E o clássico fado “Balada da Despedida”, criado pelo poeta e compositor Fernando Machado Soares.
“Coimbra tem mais encanto, na hora da despedida.
Que as lágrimas do meu pranto, são a luz que lhe dá vida.
Quem me dera estar contente, enganar minha dor.
Mas a saudade não mente, se é verdadeiro o amor”
Só de ler essas palavras já me afloram as saudades outra vez.
Coimbra é uma cidade de passagem para a maioria das pessoas que vivem ou viveram lá. A maior parte dos moradores são estudantes que vão à Universidade de Coimbra, como foi meu caso, e que após um período de estudos e das vivências alegres da juventude pelas ruelas da cidade, voltam para suas casas em outras partes do país ou do mundo.
Passei apenas um dia e meio em Coimbra durante minha última viagem — cheguei lá no dia do meu aniversário de 27 anos, o que tornou a data ainda mais especial para mim —, mas foi o suficiente para meu peito se renovar de amores por aquele lugar.
Fiquei emocionada ao pisar novamente naquela que foi a minha cidade anos antes. Foi com muita alegria que novamente cruzei a ponte de vitrais coloridos sobre o Rio Mondego, subi e desci as infindáveis ladeiras da cidade, parei para tomar uma ginjinha em uma tasca e comemorei a idade nova com um expresso e um pastel de nata com muita canela em um dos cafés nas redondezas do Largo da Portagem.
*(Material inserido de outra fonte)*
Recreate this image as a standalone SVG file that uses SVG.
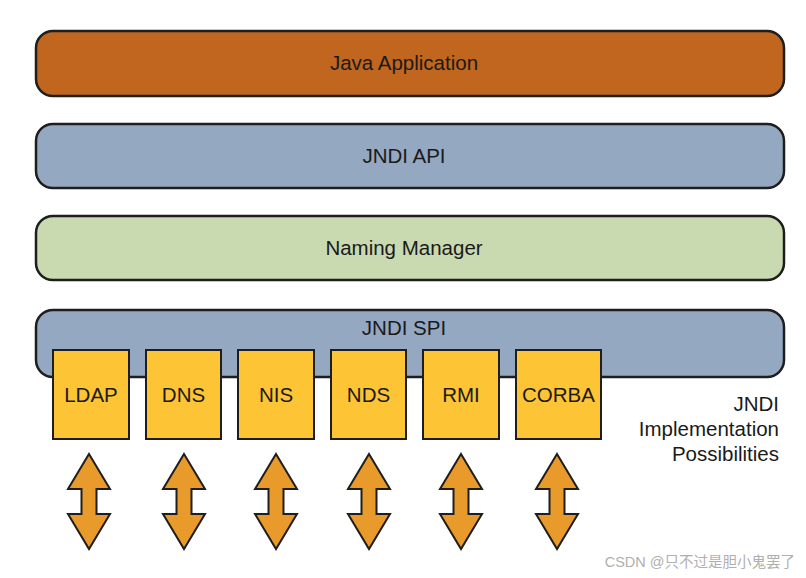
<svg xmlns="http://www.w3.org/2000/svg" width="806" height="578" viewBox="0 0 806 578">
<style>
.bar{stroke:#1e1e1e;stroke-width:2.5}
.box{fill:#fdc436;stroke:#1e1e1e;stroke-width:2}
.arr{fill:#e89a2a;stroke:#1e1e1e;stroke-width:2;stroke-linejoin:miter}
text{font-family:"Liberation Sans",Arial,sans-serif;fill:#1a1a1a}
.lbl{font-size:20.5px;text-anchor:middle}
.side{font-size:20.5px;text-anchor:end}
</style>
<defs>
<path id="dbl" class="arr" d="M0,-48 L21,-13 L7.5,-13 L7.5,12 L21,12 L0,47 L-21,12 L-7.5,12 L-7.5,-13 L-21,-13 Z"/>
</defs>
<rect width="806" height="578" fill="#ffffff"/>
<g id="java-app">
<rect class="bar" x="36" y="31" width="748" height="65" rx="17" fill="#c0661e"/>
<text class="lbl" x="404" y="70">Java Application</text>
</g>
<g id="jndi-api">
<rect class="bar" x="36" y="124" width="748" height="64" rx="17" fill="#94a8c2"/>
<text class="lbl" x="404" y="163">JNDI API</text>
</g>
<g id="naming-manager">
<rect class="bar" x="36" y="216" width="748" height="64" rx="17" fill="#c9d9b0"/>
<text class="lbl" x="404" y="255">Naming Manager</text>
</g>
<g id="jndi-spi">
<rect class="bar" x="36" y="310" width="748" height="67" rx="17" fill="#94a8c2"/>
<text class="lbl" x="404" y="335">JNDI SPI</text>
</g>
<g id="ldap"><rect class="box" x="53" y="350" width="76" height="89"/><text class="lbl" x="91" y="402">LDAP</text></g>
<g id="dns"><rect class="box" x="146" y="350" width="75" height="89"/><text class="lbl" x="183.5" y="402">DNS</text></g>
<g id="nis"><rect class="box" x="238" y="350" width="76" height="89"/><text class="lbl" x="276" y="402">NIS</text></g>
<g id="nds"><rect class="box" x="331" y="350" width="75" height="89"/><text class="lbl" x="368.5" y="402">NDS</text></g>
<g id="rmi"><rect class="box" x="423" y="350" width="76" height="89"/><text class="lbl" x="461" y="402">RMI</text></g>
<g id="corba"><rect class="box" x="516" y="350" width="85" height="89"/><text class="lbl" x="558.5" y="402">CORBA</text></g>
<g id="connectors">
<use href="#dbl" x="89" y="502"/>
<use href="#dbl" x="184" y="502"/>
<use href="#dbl" x="276" y="502"/>
<use href="#dbl" x="369" y="502"/>
<use href="#dbl" x="461" y="502"/>
<use href="#dbl" x="557" y="502"/>
</g>
<g id="label">
<text class="side" x="779" y="411">JNDI</text>
<text class="side" x="779" y="436">Implementation</text>
<text class="side" x="779" y="461">Possibilities</text>
</g>
<text x="795" y="567" font-size="14.5" text-anchor="end" style="fill:#b0b0b0;font-family:'Liberation Sans','Noto Sans CJK SC',sans-serif">CSDN @只不过是胆小鬼罢了</text>
</svg>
Caminhando pela Baixa de Coimbra, passei em frente ao predinho em que vivia, uma residência estudantil que abriga algumas dezenas de estudantes de várias partes do mundo e, para minha sorte, encontrei um dos proprietários do local, o Miguel, ali em frente. Após conversas sobre os velhos tempos, ele me deu a chave para que eu pudesse entrar e relembrar os momentos em que vivi ali. Como foi bom poder novamente subir aquelas escadas, caminhar por aqueles corredores que seriam tão comuns para alguns, mas cheios de significados e memórias para mim.
Quando eu e meus colegas de residência vivemos ali, anos antes, havia duas ou três fotos em uma grande parede de um grupo de pessoas que moraram ali antes da gente. Antes de cada um voltar para suas cidades e países de origem, colamos várias fotos de momentos nossos por ali também. Eu me questionava se aquelas imagens continuariam ali, anos depois, e sim, lá estavam elas, agora ao lado de dezenas de outras fotos de quem morou ali nos anos posteriores.
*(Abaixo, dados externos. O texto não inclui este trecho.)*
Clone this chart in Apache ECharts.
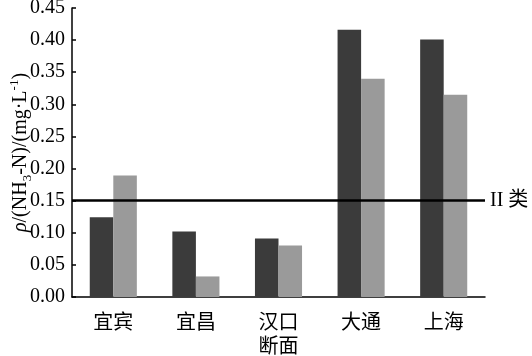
<!DOCTYPE html>
<html><head><meta charset="utf-8">
<script src="https://cdn.jsdelivr.net/npm/echarts@6/dist/echarts.min.js"></script>
<style>html,body{margin:0;padding:0;background:#fff}#c{width:532px;height:356px}</style>
</head><body><div id="c"></div>
<script>
const categories = ['宜宾', '宜昌', '汉口', '大通', '上海'];
const seriesDark = [0.124, 0.102, 0.091, 0.416, 0.401];
const seriesLight = [0.189, 0.032, 0.080, 0.340, 0.315];
const thresholdValue = 0.15;
const thresholdLabel = 'II 类';
const yTicks = { min: 0, max: 0.45, interval: 0.05 };

const FONT = '"Liberation Serif", "Noto Sans CJK SC", serif';
const chart = echarts.init(document.getElementById('c'), null, { renderer: 'canvas' });
chart.setOption({
  animation: false,
  backgroundColor: '#fff',
  grid: { left: 72, right: 47, top: 8, bottom: 59, containLabel: false, outerBoundsMode: 'none' },
  xAxis: {
    type: 'category',
    data: categories,
    name: '断面',
    nameLocation: 'middle',
    nameGap: 41,
    nameMoveOverlap: false,
    nameTextStyle: { color: '#000', fontSize: 20, fontFamily: FONT },
    axisLine: { lineStyle: { color: '#000', width: 1.5 } },
    axisTick: { inside: true, length: 5, lineStyle: { color: '#000', width: 1.5 } },
    axisLabel: { color: '#000', fontSize: 20, fontFamily: FONT, margin: 17 },
    splitLine: { show: false }
  },
  yAxis: {
    type: 'value',
    min: yTicks.min, max: yTicks.max, interval: yTicks.interval,
    name: '{i|ρ}/(NH{sub|3}-N)/(mg·L{sup|-1})',
    nameLocation: 'middle',
    nameRotate: 90,
    nameGap: 38,
    nameMoveOverlap: false,
    nameTextStyle: {
      color: '#000', fontSize: 20, fontFamily: FONT, lineHeight: 26,
      rich: {
        i: { fontStyle: 'italic', fontSize: 20, fontFamily: FONT, color: '#000' },
        sub: { fontSize: 13, fontFamily: FONT, color: '#000', verticalAlign: 'bottom', lineHeight: 26 },
        sup: { fontSize: 13, fontFamily: FONT, color: '#000', verticalAlign: 'top', lineHeight: 26 }
      }
    },
    axisLine: { show: true, lineStyle: { color: '#000', width: 1.5 } },
    axisTick: { show: true, inside: true, length: 4, lineStyle: { color: '#000', width: 1.5 } },
    axisLabel: { color: '#000', fontSize: 20, fontFamily: FONT, margin: 7, formatter: v => v.toFixed(2) },
    splitLine: { show: false }
  },
  series: [
    {
      type: 'bar', data: seriesDark, barGap: '0%', barCategoryGap: '43%',
      itemStyle: { color: '#3b3b3b' },
      markLine: {
        silent: true,
        symbol: ['none', 'none'],
        lineStyle: { color: '#000', width: 2.5, type: 'solid' },
        label: { show: true, position: 'end', distance: 5, formatter: thresholdLabel, color: '#000', fontSize: 20, fontFamily: FONT },
        data: [{ yAxis: thresholdValue }]
      }
    },
    {
      type: 'bar', data: seriesLight,
      itemStyle: { color: '#9a9a9a' }
    }
  ]
});
</script></body></html>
Recebi muitas mensagens de amigos que viveram comigo naquele período quando viram algumas fotos que postei do nosso antigo lar. Com uma amiga, que era a mais próxima quando vivemos ali, falei sobre tudo o que eu senti de volta a Coimbra, e ela falou sobre como, mesmo anos depois, a cidade ainda continuaria nos sendo íntima.
Gostei de pensar o conceito de intimidade para uma cidade. Na verdade, esse adjetivo foi o que melhor descreveu o que senti nesse breve retorno. Sinto que, mesmo passado o tempo, Coimbra continuará sempre íntima, com suas ruas de pedra que estão lá há séculos, as casinhas e prédios tipicamente portugueses, a tranquilidade da vida. Muda-se algo do cenário, muito dos moradores, mas, no fim, é sempre como reencontrar uma velha amiga que amamos. Eu guardo meu afeto por ela, e ela minhas lembranças vividas ali, tão doces quanto licor de ginja.